I am trying to get a list with all the possible combinations of words that total a number of syllables. For example:

w(cat, noun, 1).
w(boy, noun, 1).
w(pet, noun, 1).
w(eats, verb, 1).

w(woman, noun, 2).
w(nature, noun, 2).
w(apple, noun, 2).
w(watches, verb, 2).

w(family, noun, 3).

has_5_syllables(L) :-
    w(X, _, N0),
    w(Y, _, N1),
    plus(N0, N1, 5),
    append([X], [Y], L).

In this case has_5_syllables returns a combinations of two words:

?- has_5_syllables(X).
X = [woman, family] ;
X = [nature, family] ;
X = [apple, family] ;
...

So the question is, how can I extend the predicate so it returns also combinations of more than 2 words, for example [cat, boy, family], [cat, boy, pet, apple]?

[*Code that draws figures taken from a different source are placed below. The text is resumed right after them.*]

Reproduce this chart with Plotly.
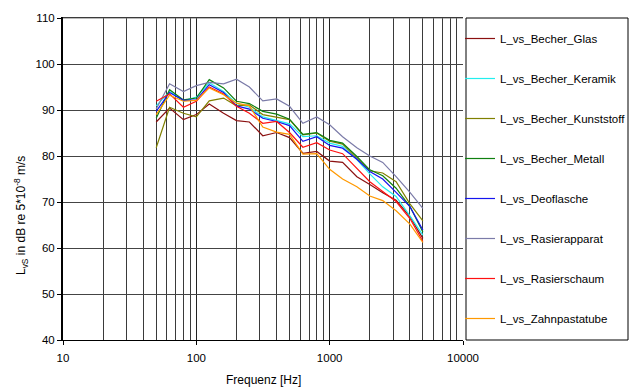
import plotly.graph_objects as go

freq = [50, 63, 80, 100, 125, 160, 200, 250, 315, 400, 500, 630, 800, 1000,
        1250, 1600, 2000, 2500, 3150, 4000, 5000]

series_names = ["L_vs_Becher_Glas", "L_vs_Becher_Keramik", "L_vs_Becher_Kunststoff",
                "L_vs_Becher_Metall", "L_vs_Deoflasche", "L_vs_Rasierapparat",
                "L_vs_Rasierschaum", "L_vs_Zahnpastatube"]

glas = [87.4, 90.4, 87.9, 89.0, 91.3, 89.3, 87.7, 87.4, 84.4, 85.1, 84.0, 80.6, 81.0, 78.9,
        78.6, 75.5, 73.8, 72.0, 70.4, 66.8, 62.1]
keramik = [90.9, 94.0, 92.0, 92.8, 95.9, 94.0, 91.4, 90.6, 88.5, 87.7, 87.0, 84.2, 84.4, 82.8,
           82.1, 79.2, 76.1, 73.3, 71.2, 67.0, 62.8]
kunststoff = [81.8, 90.6, 89.3, 88.5, 92.0, 92.6, 90.9, 91.1, 89.0, 88.4, 87.9, 84.6, 85.0, 83.2,
              82.6, 79.5, 76.8, 76.3, 74.4, 69.6, 65.9]
metall = [88.2, 94.4, 92.2, 92.6, 96.6, 94.8, 91.9, 91.4, 89.7, 89.1, 88.0, 84.7, 85.1, 83.4,
          82.8, 79.9, 77.0, 75.7, 73.0, 69.0, 63.5]
deoflasche = [89.7, 93.8, 92.1, 92.2, 95.5, 93.8, 90.9, 90.2, 88.2, 87.5, 86.6, 83.2, 84.2, 82.3,
              81.7, 79.3, 76.6, 75.0, 72.1, 69.0, 63.9]
rasierapparat = [90.2, 95.7, 94.0, 95.3, 96.0, 95.7, 96.7, 95.0, 92.0, 92.4, 90.8, 87.1, 88.5, 86.8,
                 84.2, 81.8, 80.0, 78.6, 75.5, 72.1, 68.6]
rasierschaum = [91.9, 93.5, 90.6, 91.9, 95.0, 93.5, 90.8, 89.3, 87.1, 87.5, 85.1, 81.9, 82.9, 81.3,
                80.5, 77.3, 74.4, 72.3, 70.1, 66.4, 61.4]
zahnpasta = [89.0, 93.2, 91.9, 92.1, 94.8, 93.3, 91.5, 90.9, 86.3, 85.2, 84.7, 80.4, 80.5, 77.1,
             75.0, 73.3, 71.3, 70.3, 68.1, 65.2, 61.2]

values = [glas, keramik, kunststoff, metall, deoflasche, rasierapparat, rasierschaum, zahnpasta]
colors = ["#8B1010", "#22EEEE", "#808000", "#108010", "#1515EE", "#7B7BA8", "#FF1010", "#FF9900"]

x_ticks = [10, 100, 1000, 10000]
y_ticks = [40, 50, 60, 70, 80, 90, 100, 110]

fig = go.Figure()
for i, (name, vals, col) in enumerate(zip(series_names, values, colors)):
    fig.add_trace(go.Scatter(x=freq, y=vals, mode="lines", name=name,
                             line=dict(color=col, width=1.2), legendgroup=str(i)))

L, R, T, B = 63, 166, 18, 50
W, H = 629, 390
pw = W - L - R
ph = H - T - B

fig.update_layout(
    width=W, height=H,
    margin=dict(l=L, r=R, t=T, b=B, autoexpand=False),
    paper_bgcolor="white", plot_bgcolor="white",
    font=dict(family="Liberation Sans, Arial, sans-serif", size=11.5, color="black"),
    showlegend=True,
    legend=dict(x=(460 - L) / pw, y=1 - 6 / ph, xanchor="left", yanchor="top",
                font=dict(size=11.5), bgcolor="rgba(0,0,0,0)", borderwidth=0,
                traceorder="grouped", tracegroupgap=21, itemwidth=30),
    xaxis=dict(type="log", range=[1, 4], tickvals=x_ticks, ticktext=[str(v) for v in x_ticks],
               showgrid=True, gridcolor="#222222", gridwidth=1,
               minor=dict(dtick="D1", showgrid=True, gridcolor="#3a3a3a", gridwidth=1, ticks=""),
               showline=True, linecolor="black", linewidth=1, mirror=True,
               ticks="outside", ticklen=4, tickcolor="black", zeroline=False,
               ticklabelstandoff=3),
    yaxis=dict(range=[40, 110], tickvals=y_ticks, showgrid=True, gridcolor="#444444", gridwidth=1,
               showline=True, linecolor="black", linewidth=2, mirror=False,
               ticks="outside", ticklen=4, tickcolor="black", zeroline=False),
    shapes=[dict(type="rect", xref="paper", yref="paper",
                 x0=(466 - L) / pw, x1=(628 - L) / pw, y0=0, y1=1,
                 line=dict(color="black", width=1), fillcolor="rgba(0,0,0,0)"),
            dict(type="line", xref="paper", yref="paper", x0=0, x1=1, y0=1, y1=1,
                 line=dict(color="#777777", width=1))],
    annotations=[
        dict(text="Frequenz [Hz]", xref="paper", yref="paper", x=0.5, y=(340 - 380) / ph,
             xanchor="center", yanchor="middle", showarrow=False, font=dict(size=12)),
        dict(text="L<sub>vS</sub> in dB re 5*10<sup>-8</sup> m/s", xref="paper", yref="paper",
             x=(21 - L) / pw, y=(340 - 216) / ph, xanchor="center", yanchor="middle",
             textangle=-90, showarrow=False, font=dict(size=12)),
    ],
)

fig.write_html("out.html", config={"displayModeBar": False},
               post_script="document.body.style.margin='0px';document.body.style.padding='0px';"
                           "document.documentElement.style.overflow='hidden';")
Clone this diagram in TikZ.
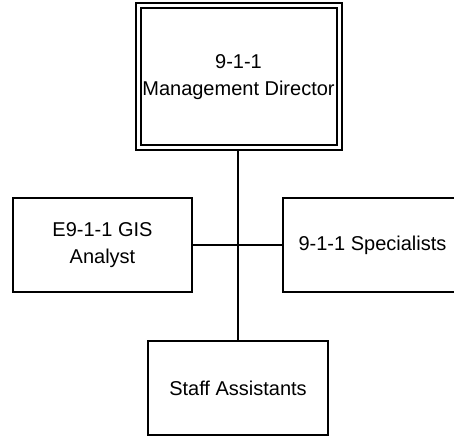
\documentclass[tikz,border=0pt]{standalone}
\usepackage{fontspec}
\setmainfont{Liberation Sans}
\begin{document}
\begin{tikzpicture}[x=1pt, y=-1pt,
  orgbox/.style={draw, line width=2pt, rectangle, align=center, inner sep=0pt,
    minimum width=179pt, minimum height=94pt,
    font=\fontsize{20}{27}\selectfont},
  headbox/.style={orgbox, double, double distance=3pt,
    minimum width=201pt, minimum height=142.5pt},
  link/.style={line width=2pt}]
  \fill[white] (0,0) rectangle (454,438);
  \useasboundingbox (0,0) rectangle (454,438);

  % director at the top, three units below
  \node[headbox] (dir) at (238.5,76.75) {9-1-1\\Management Director};
  \node[orgbox] (gis) at (102.5,245) {E9-1-1 GIS\\Analyst};
  \node[orgbox] (spec) at (372.5,245) {9-1-1 Specialists};
  \node[orgbox, minimum width=180pt] (staff) at (238,388) {Staff Assistants};

  % reporting lines; the vertical one starts below the outer border line
  \coordinate (dirfoot) at ([yshift=-2.5pt]dir.south);
  \draw[link] (dirfoot -| staff.north) -- (staff.north);
  \draw[link] (gis.east) -- (spec.west);
\end{tikzpicture}
\end{document}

Ideally I would also like to make it generic, so you can pass N as the sum of syllables to the predicate: has_n_syllables(L, N).

Answer 1

We can reuse subset_set/2 from this answer, since the question is similar, then findall/3 can build a list of pairs, from where we can easily get the required solution:

has_n_syllables(L, N) :-
    findall(W-S, w(W,_,S), WSs),
    subset_set(Ps, WSs),
    pairs_keys_values(Ps, L, Vs),
    sumlist(Vs, N).

subset_set/2 doesn't really require its arguments being sets, just lists... the name should be sublist_list, really...